All this gets me to wondering about the common thread here, being manager/major shareholder Peter Bond. What sort of character does is take to believe you can master UCG and gas to liquids technology and commercialise it, acquire distressed coal and oil assets all around the place and find the next North Slope giant oil field while you’re at it?
He’s clearly an outsider and I think that could be his most important asset, it takes outsiders to break new ground. But it also means risk. According to this 2012 article, Bond is a university dropout with no official technical training.

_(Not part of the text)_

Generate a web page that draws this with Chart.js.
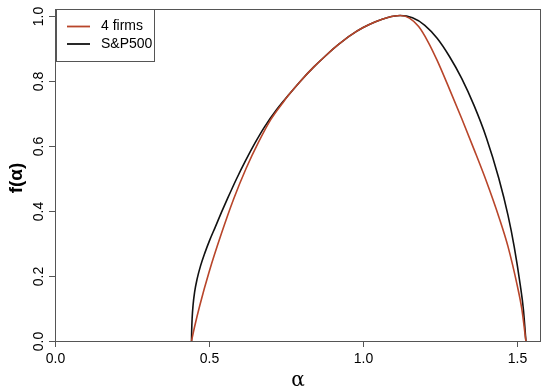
<!DOCTYPE html>
<html>
<head>
<meta charset="utf-8">
<script src="https://cdn.jsdelivr.net/npm/chart.js@4"></script>
<style>
  html, body { margin: 0; padding: 0; background: #fff; }
  #wrap { width: 550px; height: 391px; }
</style>
</head>
<body>
<div id="wrap"><canvas id="specChart"></canvas></div>
<script>
// ================= DATA =================
var seriesNames = ["4 firms", "S&P500"];
var seriesColors = ["#b8452a", "#111111"];

// 4 firms: alpha / f(alpha)
var firmsAlpha = [0.443, 0.452, 0.470, 0.500, 0.540, 0.580, 0.620, 0.660, 0.700, 0.740,
  0.760, 0.800, 0.840, 0.880, 0.920, 0.960, 1.000, 1.040, 1.080, 1.120,
  1.150, 1.180, 1.210, 1.240, 1.280, 1.320, 1.360, 1.400, 1.440, 1.470, 1.500, 1.515, 1.528];
var firmsF = [0.000, 0.040, 0.110, 0.212, 0.330, 0.437, 0.530, 0.610, 0.680, 0.733,
  0.758, 0.802, 0.842, 0.878, 0.911, 0.940, 0.963, 0.981, 0.994, 1.000,
  0.992, 0.966, 0.920, 0.862, 0.774, 0.683, 0.588, 0.490, 0.382, 0.290, 0.170, 0.097, 0.000];

// S&P500: alpha / f(alpha)
var spAlpha = [0.443, 0.4435, 0.445, 0.448, 0.453, 0.461, 0.472, 0.486, 0.502, 0.520, 0.540, 0.560,
  0.590, 0.620, 0.650, 0.680, 0.720, 0.760, 0.800, 0.840, 0.880, 0.920, 0.960, 1.000, 1.040, 1.080, 1.120,
  1.160, 1.200, 1.240, 1.280, 1.320, 1.360, 1.400, 1.440, 1.470, 1.490, 1.510, 1.520, 1.528];
var spF = [0.000, 0.030, 0.070, 0.110, 0.150, 0.190, 0.230, 0.270, 0.310, 0.350, 0.395, 0.438,
  0.500, 0.557, 0.610, 0.658, 0.712, 0.758, 0.802, 0.842, 0.878, 0.911, 0.940, 0.963, 0.981, 0.994, 1.000,
  0.993, 0.970, 0.930, 0.874, 0.806, 0.723, 0.624, 0.500, 0.386, 0.290, 0.170, 0.096, 0.000];

var xTicks = [0.0, 0.5, 1.0, 1.5];
var yTicks = [0.0, 0.2, 0.4, 0.6, 0.8, 1.0];

function toPoints(xs, ys) {
  var pts = [];
  for (var i = 0; i < xs.length; i++) pts.push({ x: xs[i], y: ys[i] });
  return pts;
}

// ================= R-STYLE AXES + LEGEND =================
var rStyle = {
  id: "rStyle",
  afterDraw: function (chart) {
    var ctx = chart.ctx;
    var a = chart.chartArea;
    var xs = chart.scales.x;
    var ys = chart.scales.y;
    ctx.save();
    ctx.strokeStyle = "#555";
    ctx.lineWidth = 1;
    ctx.strokeRect(a.left + 0.5, a.top + 0.5, a.right - a.left - 1, a.bottom - a.top);

    ctx.fillStyle = "#000";
    ctx.font = "14px 'Liberation Sans', Arial, sans-serif";

    // x ticks
    ctx.textAlign = "center";
    ctx.textBaseline = "middle";
    xTicks.forEach(function (v) {
      var px = Math.round(xs.getPixelForValue(v)) + 0.5;
      ctx.beginPath();
      ctx.moveTo(px, a.bottom);
      ctx.lineTo(px, a.bottom + 6);
      ctx.stroke();
      ctx.fillText(v.toFixed(1), px, a.bottom + 18);
    });

    // y ticks (labels parallel to the axis)
    yTicks.forEach(function (v) {
      var py = Math.round(ys.getPixelForValue(v)) + 0.5;
      ctx.beginPath();
      ctx.moveTo(a.left, py);
      ctx.lineTo(a.left - 6, py);
      ctx.stroke();
      ctx.save();
      ctx.translate(a.left - 16, py);
      ctx.rotate(-Math.PI / 2);
      ctx.fillText(v.toFixed(1), 0, 0);
      ctx.restore();
    });

    // axis titles
    ctx.font = "20px 'DejaVu Serif', serif";
    ctx.fillText("\u03b1", (a.left + a.right) / 2, a.bottom + 40);
    ctx.save();
    ctx.translate(17, 178);
    ctx.rotate(-Math.PI / 2);
    ctx.font = "bold 19px 'Liberation Sans', Arial, sans-serif";
    ctx.fillText("f(\u03b1)", 0, 0);
    ctx.restore();

    // legend box
    var lx = a.left + 1, ly = a.top, lw = 98, lh = 52;
    ctx.fillStyle = "#fff";
    ctx.fillRect(lx, ly, lw, lh);
    ctx.strokeStyle = "#555";
    ctx.strokeRect(lx + 0.5, ly + 0.5, lw, lh);
    ctx.font = "14px 'Liberation Sans', Arial, sans-serif";
    ctx.textAlign = "left";
    chart.data.datasets.forEach(function (ds, i) {
      var yy = ly + 17.5 + i * 17.5;
      ctx.strokeStyle = ds.borderColor;
      ctx.lineWidth = 1.8;
      ctx.beginPath();
      ctx.moveTo(lx + 11, yy);
      ctx.lineTo(lx + 34, yy);
      ctx.stroke();
      ctx.fillStyle = "#000";
      ctx.fillText(ds.label, lx + 45, yy);
    });
    ctx.restore();
  }
};

// ================= CHART =================
var ctx = document.getElementById("specChart").getContext("2d");
var specChart = new Chart(ctx, {
  type: "line",
  data: {
    datasets: [{
      label: seriesNames[0],
      data: toPoints(firmsAlpha, firmsF),
      borderColor: seriesColors[0],
      borderWidth: 1.6,
      pointRadius: 0,
      cubicInterpolationMode: "monotone",
      fill: false
    }, {
      label: seriesNames[1],
      data: toPoints(spAlpha, spF),
      borderColor: seriesColors[1],
      borderWidth: 1.6,
      pointRadius: 0,
      cubicInterpolationMode: "monotone",
      fill: false
    }]
  },
  options: {
    responsive: true,
    maintainAspectRatio: false,
    animation: false,
    layout: { padding: { left: 55, top: 9, right: 9, bottom: 50 } },
    plugins: { legend: { display: false }, tooltip: { enabled: false } },
    scales: {
      x: {
        type: "linear", min: 0, max: 1.577,
        grid: { display: false, drawTicks: false },
        border: { display: false },
        ticks: { display: false },
        afterFit: function (s) { s.height = 0; }
      },
      y: {
        type: "linear", min: 0, max: 1.02,
        grid: { display: false, drawTicks: false },
        border: { display: false },
        ticks: { display: false },
        afterFit: function (s) { s.width = 0; }
      }
    }
  },
  plugins: [rStyle]
});
</script>
</body>
</html>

I believe that the world chronically undervalues outsiders, so all power to him. But is he really likely to nail it against conventional wisdom in multiple fields all at once? Perhaps more intriguing is that Bond is a big fan of self-help gurus like Brad Sugars and Tony Robbins, and attended a 14 week tour with Robbins on a ‘platinum partnership’ years ago. According to the article, ‘Anything relating to emotional intelligence became a prized learning tool for Bond and he quickly discovered his strengths lay in reading people and understanding what makes them tick.’
So he’s introducing world-changing new technologies, outsmarting old foxes in both the oil and coal industries without a geology degree, and yet his great strength is in ‘reading people’? Bond is not a traditional stock promoter. He owns a truckload of stock in the company and doesn’t appear to have ever sold any shares. Nor does he take a massive salary. He seems genuinely intent on making money with, rather than from, other shareholders. But that doesn’t prove he’s immune to his own hyperbole, which may well be the main risk here.
I haven’t done a detailed sum of the parts analysis of the company, it’s probably beyond my skill set. There may be significant latent value there and today’s buyer might do very well, especially in light of the senseless selling.
Perhaps my concerns about Bond are completely unfounded. And even if well founded, there’s nothing to stop a dreamer turning a large fortune into a massive one. Being sceptical has generally paid off in my career. But I remember expressing discomfort about Twiggy Forrest before Fortescue. Missing just that one opportunity might outweigh by multiples the amount I won’t lose on 100 other dreamers over an investing lifetime. So take my scribblings as you will. But Linc Energy is not the sort of speculation ever likely to find its way into the International Fund’s portfolio.